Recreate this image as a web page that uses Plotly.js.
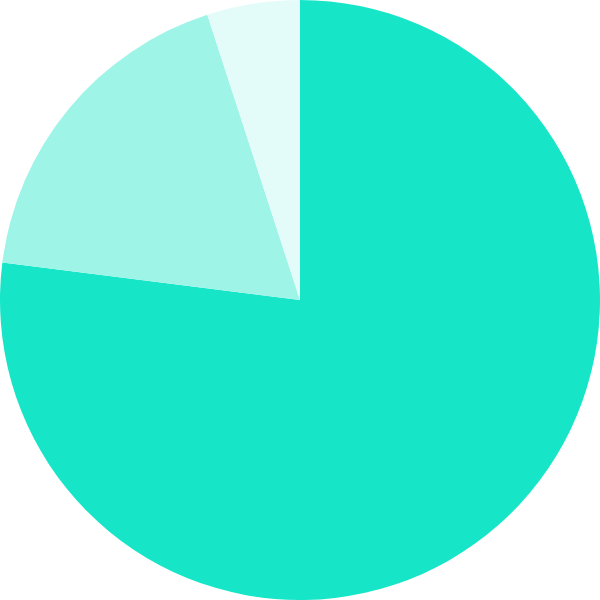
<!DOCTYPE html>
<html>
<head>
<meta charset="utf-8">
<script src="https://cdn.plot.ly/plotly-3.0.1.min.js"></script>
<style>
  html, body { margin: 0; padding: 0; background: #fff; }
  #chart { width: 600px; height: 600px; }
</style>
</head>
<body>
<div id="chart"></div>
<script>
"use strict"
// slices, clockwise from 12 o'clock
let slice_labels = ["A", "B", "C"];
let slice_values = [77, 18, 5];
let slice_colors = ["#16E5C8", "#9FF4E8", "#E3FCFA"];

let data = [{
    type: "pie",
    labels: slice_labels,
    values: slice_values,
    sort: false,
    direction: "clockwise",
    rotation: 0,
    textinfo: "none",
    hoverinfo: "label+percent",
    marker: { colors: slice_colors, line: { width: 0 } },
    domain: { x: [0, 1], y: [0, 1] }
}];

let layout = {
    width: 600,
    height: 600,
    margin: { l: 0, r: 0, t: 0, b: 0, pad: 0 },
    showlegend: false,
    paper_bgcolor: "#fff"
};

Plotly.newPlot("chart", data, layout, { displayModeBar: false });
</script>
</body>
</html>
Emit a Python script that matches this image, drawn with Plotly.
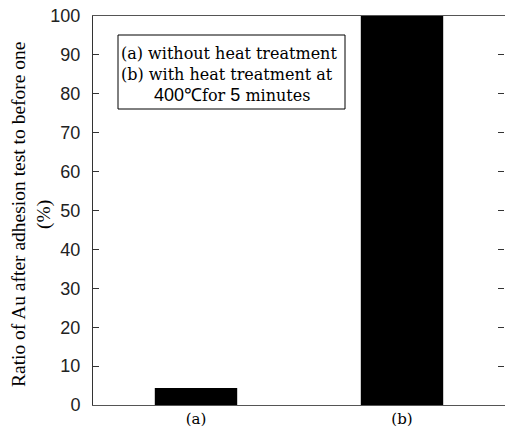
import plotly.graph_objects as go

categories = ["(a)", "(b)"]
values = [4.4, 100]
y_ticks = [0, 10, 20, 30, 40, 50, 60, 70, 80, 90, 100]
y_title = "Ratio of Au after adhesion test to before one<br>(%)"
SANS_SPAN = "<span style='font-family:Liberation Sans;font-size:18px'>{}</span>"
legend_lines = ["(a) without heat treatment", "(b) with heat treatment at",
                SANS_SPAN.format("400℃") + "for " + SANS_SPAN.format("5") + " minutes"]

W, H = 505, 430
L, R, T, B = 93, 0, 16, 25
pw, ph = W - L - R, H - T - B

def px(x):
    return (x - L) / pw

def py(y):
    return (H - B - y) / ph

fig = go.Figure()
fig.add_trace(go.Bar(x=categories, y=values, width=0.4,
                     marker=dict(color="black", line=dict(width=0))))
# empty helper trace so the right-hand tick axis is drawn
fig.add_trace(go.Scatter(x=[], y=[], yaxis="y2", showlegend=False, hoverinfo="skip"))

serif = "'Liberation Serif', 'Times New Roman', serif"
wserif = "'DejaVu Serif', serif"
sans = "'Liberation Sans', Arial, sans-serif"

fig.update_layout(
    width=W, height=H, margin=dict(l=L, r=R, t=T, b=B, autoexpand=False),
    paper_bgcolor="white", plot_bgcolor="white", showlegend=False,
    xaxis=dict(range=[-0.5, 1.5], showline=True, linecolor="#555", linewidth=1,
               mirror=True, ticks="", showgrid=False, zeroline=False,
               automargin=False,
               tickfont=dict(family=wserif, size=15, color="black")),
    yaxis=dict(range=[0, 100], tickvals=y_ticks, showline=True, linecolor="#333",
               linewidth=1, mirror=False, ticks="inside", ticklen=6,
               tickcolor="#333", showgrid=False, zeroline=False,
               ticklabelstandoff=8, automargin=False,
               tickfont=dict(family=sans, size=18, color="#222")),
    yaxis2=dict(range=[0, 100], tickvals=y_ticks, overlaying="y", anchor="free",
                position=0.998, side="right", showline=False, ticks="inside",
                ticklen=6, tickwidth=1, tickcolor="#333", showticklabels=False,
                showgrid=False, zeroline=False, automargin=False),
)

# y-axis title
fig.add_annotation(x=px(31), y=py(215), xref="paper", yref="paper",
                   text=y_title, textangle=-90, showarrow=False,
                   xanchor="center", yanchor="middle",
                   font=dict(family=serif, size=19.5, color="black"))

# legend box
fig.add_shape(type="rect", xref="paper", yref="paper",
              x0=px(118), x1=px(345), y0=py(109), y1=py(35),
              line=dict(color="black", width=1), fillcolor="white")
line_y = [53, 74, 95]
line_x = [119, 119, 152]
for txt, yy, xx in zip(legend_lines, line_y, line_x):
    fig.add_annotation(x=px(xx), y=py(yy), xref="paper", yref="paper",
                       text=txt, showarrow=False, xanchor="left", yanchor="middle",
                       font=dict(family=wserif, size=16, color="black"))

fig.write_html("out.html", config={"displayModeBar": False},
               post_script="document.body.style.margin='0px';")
═══
PROBLEM STATEMENT
Transcribe the complete set of entries verbatim. No pictures belong in the copy.

TASK RESULT
Recreate this image as a web page that uses Plotly.js.
<!DOCTYPE html>
<html>
<head>
<meta charset="utf-8">
<script src="https://cdn.plot.ly/plotly-3.0.1.min.js"></script>
<style>
  html, body { margin: 0; padding: 0; background: #fff; }
  #chart { width: 600px; height: 600px; }
</style>
</head>
<body>
<div id="chart"></div>
<script>
"use strict"
// slices, clockwise from 12 o'clock
let slice_labels = ["A", "B", "C"];
let slice_values = [77, 18, 5];
let slice_colors = ["#16E5C8", "#9FF4E8", "#E3FCFA"];

let data = [{
    type: "pie",
    labels: slice_labels,
    values: slice_values,
    sort: false,
    direction: "clockwise",
    rotation: 0,
    textinfo: "none",
    hoverinfo: "label+percent",
    marker: { colors: slice_colors, line: { width: 0 } },
    domain: { x: [0, 1], y: [0, 1] }
}];

let layout = {
    width: 600,
    height: 600,
    margin: { l: 0, r: 0, t: 0, b: 0, pad: 0 },
    showlegend: false,
    paper_bgcolor: "#fff"
};

Plotly.newPlot("chart", data, layout, { displayModeBar: false });
</script>
</body>
</html>
Emit a Python script that matches this image, drawn with Plotly.
import plotly.graph_objects as go

categories = ["(a)", "(b)"]
values = [4.4, 100]
y_ticks = [0, 10, 20, 30, 40, 50, 60, 70, 80, 90, 100]
y_title = "Ratio of Au after adhesion test to before one<br>(%)"
SANS_SPAN = "<span style='font-family:Liberation Sans;font-size:18px'>{}</span>"
legend_lines = ["(a) without heat treatment", "(b) with heat treatment at",
                SANS_SPAN.format("400℃") + "for " + SANS_SPAN.format("5") + " minutes"]

W, H = 505, 430
L, R, T, B = 93, 0, 16, 25
pw, ph = W - L - R, H - T - B

def px(x):
    return (x - L) / pw

def py(y):
    return (H - B - y) / ph

fig = go.Figure()
fig.add_trace(go.Bar(x=categories, y=values, width=0.4,
                     marker=dict(color="black", line=dict(width=0))))
# empty helper trace so the right-hand tick axis is drawn
fig.add_trace(go.Scatter(x=[], y=[], yaxis="y2", showlegend=False, hoverinfo="skip"))

serif = "'Liberation Serif', 'Times New Roman', serif"
wserif = "'DejaVu Serif', serif"
sans = "'Liberation Sans', Arial, sans-serif"

fig.update_layout(
    width=W, height=H, margin=dict(l=L, r=R, t=T, b=B, autoexpand=False),
    paper_bgcolor="white", plot_bgcolor="white", showlegend=False,
    xaxis=dict(range=[-0.5, 1.5], showline=True, linecolor="#555", linewidth=1,
               mirror=True, ticks="", showgrid=False, zeroline=False,
               automargin=False,
               tickfont=dict(family=wserif, size=15, color="black")),
    yaxis=dict(range=[0, 100], tickvals=y_ticks, showline=True, linecolor="#333",
               linewidth=1, mirror=False, ticks="inside", ticklen=6,
               tickcolor="#333", showgrid=False, zeroline=False,
               ticklabelstandoff=8, automargin=False,
               tickfont=dict(family=sans, size=18, color="#222")),
    yaxis2=dict(range=[0, 100], tickvals=y_ticks, overlaying="y", anchor="free",
                position=0.998, side="right", showline=False, ticks="inside",
                ticklen=6, tickwidth=1, tickcolor="#333", showticklabels=False,
                showgrid=False, zeroline=False, automargin=False),
)

# y-axis title
fig.add_annotation(x=px(31), y=py(215), xref="paper", yref="paper",
                   text=y_title, textangle=-90, showarrow=False,
                   xanchor="center", yanchor="middle",
                   font=dict(family=serif, size=19.5, color="black"))

# legend box
fig.add_shape(type="rect", xref="paper", yref="paper",
              x0=px(118), x1=px(345), y0=py(109), y1=py(35),
              line=dict(color="black", width=1), fillcolor="white")
line_y = [53, 74, 95]
line_x = [119, 119, 152]
for txt, yy, xx in zip(legend_lines, line_y, line_x):
    fig.add_annotation(x=px(xx), y=py(yy), xref="paper", yref="paper",
                       text=txt, showarrow=False, xanchor="left", yanchor="middle",
                       font=dict(family=wserif, size=16, color="black"))

fig.write_html("out.html", config={"displayModeBar": False},
               post_script="document.body.style.margin='0px';")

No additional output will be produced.